CARMEL, Ind. — MISO says it will likely go above and beyond complying with FERC Order 841, as it expands its market rules for storage after its initial filing with the commission later this year.
MISO Market Design Manager Kevin Vannoy said the RTO will soon begin presenting stakeholders with straw proposals for Order 841 compliance, but it intends to keep going after submitting a final proposal. MISO will continue to study the operational characteristics of energy storage to make a more comprehensive, but still unidentified, set of market rules in 2019 and 2020.

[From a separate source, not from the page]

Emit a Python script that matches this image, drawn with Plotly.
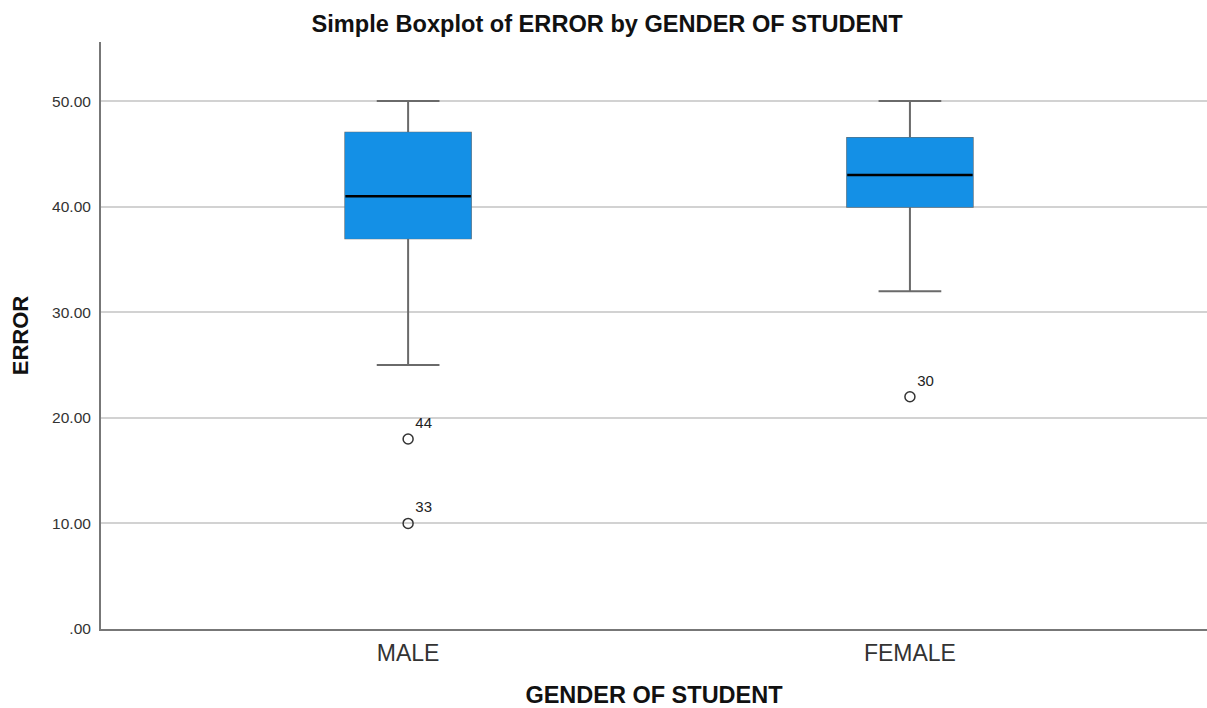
import plotly.graph_objects as go

categories = ["MALE", "FEMALE"]
lower_whisker = [25, 32]
q1 = [37, 40]
median = [41, 43]
q3 = [47, 46.5]
upper_whisker = [50, 50]

outlier_x = ["MALE", "MALE", "FEMALE"]
outlier_y = [18, 10, 22]
outlier_labels = ["44", "33", "30"]

y_ticks = [0, 10, 20, 30, 40, 50]
y_tick_text = [".00", "10.00", "20.00", "30.00", "40.00", "50.00"]

BLUE = "#1490e6"
GRAY = "#6a6a6a"
FONT = "Liberation Sans, Arial, sans-serif"

fig = go.Figure()

# Full box with whiskers (gray lines)
fig.add_trace(go.Box(
    x=categories, q1=q1, median=median, q3=q3,
    lowerfence=lower_whisker, upperfence=upper_whisker,
    fillcolor=BLUE, line=dict(color=GRAY, width=2),
    whiskerwidth=0.5, width=0.25, boxpoints=False,
    hoverinfo="skip", showlegend=False,
))
# Blue overlay to hide gray box border
fig.add_trace(go.Box(
    x=categories, q1=q1, median=median, q3=q3,
    lowerfence=q1, upperfence=q3,
    fillcolor=BLUE, line=dict(color=BLUE, width=1),
    whiskerwidth=0, width=0.25, boxpoints=False,
    hoverinfo="skip", showlegend=False,
))
# Black median line
fig.add_trace(go.Box(
    x=categories, q1=median, median=median, q3=median,
    lowerfence=median, upperfence=median,
    fillcolor="black", line=dict(color="black", width=2.5),
    whiskerwidth=0, width=0.25, boxpoints=False,
    hoverinfo="skip", showlegend=False,
))
# Outliers
fig.add_trace(go.Scatter(
    x=outlier_x, y=outlier_y, mode="markers+text",
    text=outlier_labels, textposition="top right",
    textfont=dict(family=FONT, size=15, color="#222222"),
    marker=dict(symbol="circle-open", size=10, color="#333333", line=dict(width=1.5)),
    showlegend=False, hoverinfo="skip", cliponaxis=False,
))

fig.update_layout(
    width=1207, height=708,
    margin=dict(l=101, r=0, t=42, b=79),
    paper_bgcolor="white", plot_bgcolor="white",
    boxmode="overlay",
    title=dict(
        text="<b>Simple Boxplot of ERROR by GENDER OF STUDENT</b>",
        x=0.503, xanchor="center", y=1 - 24 / 708, yanchor="middle",
        font=dict(family=FONT, size=23.6, color="#111111"),
    ),
    font=dict(family=FONT, color="#333333"),
)

fig.update_xaxes(
    type="category", categoryorder="array", categoryarray=categories,
    range=[-0.612, 1.592],
    showline=True, linecolor="#777777", linewidth=2,
    showgrid=False, ticks="", zeroline=False, ticklabelstandoff=2,
    tickfont=dict(family=FONT, size=23, color="#333333"),
    title=dict(text="<b>GENDER OF STUDENT</b>", standoff=25,
               font=dict(family=FONT, size=23.5, color="#111111")),
)
fig.update_yaxes(
    range=[0, 55.6],
    tickvals=y_ticks, ticktext=y_tick_text,
    showline=True, linecolor="#777777", linewidth=2,
    showgrid=True, gridcolor="#d2d2d2", gridwidth=2,
    zeroline=False, ticks="", ticklabelstandoff=5,
    tickfont=dict(family=FONT, size=15.5, color="#333333"),
    title=dict(text="<b>ERROR</b>", standoff=17,
               font=dict(family=FONT, size=22, color="#111111")),
)

fig.write_html(
    "out.html",
    config={"displayModeBar": False},
    post_script="document.body.style.margin='0';document.body.style.overflow='hidden';",
)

“We’re not going to just stop at Order 841 compliance,” Vannoy promised stakeholders during an April 4 Energy Storage Task Force meeting.
FERC last month granted MISO permission to create a Stored Energy Resource Type II to facilitate market participation, although it said the new definition needs more work that can be deferred into the RTO’s Order 841 compliance filing due in early December. (See FERC OKs MISO Plan to Expand Storage.) Vannoy said revising the resource type definition will get MISO “part way, but not all the way there” to compliance.
He added that MISO’s list of improvement projects, the Market Roadmap, includes a more comprehensive storage participation plan, although it didn’t place in the top eight priorities this year despite stakeholders giving it top ranking. (See 8 Projects Set for 2018 MISO Market Roadmap.)
MISO Director of Policy Studies J.T. Smith reported the RTO is meanwhile beginning to study how storage resources could be considered for economic transmission projects.
“There are still a lot of questions out there but not a lot of firm answers,” Smith said.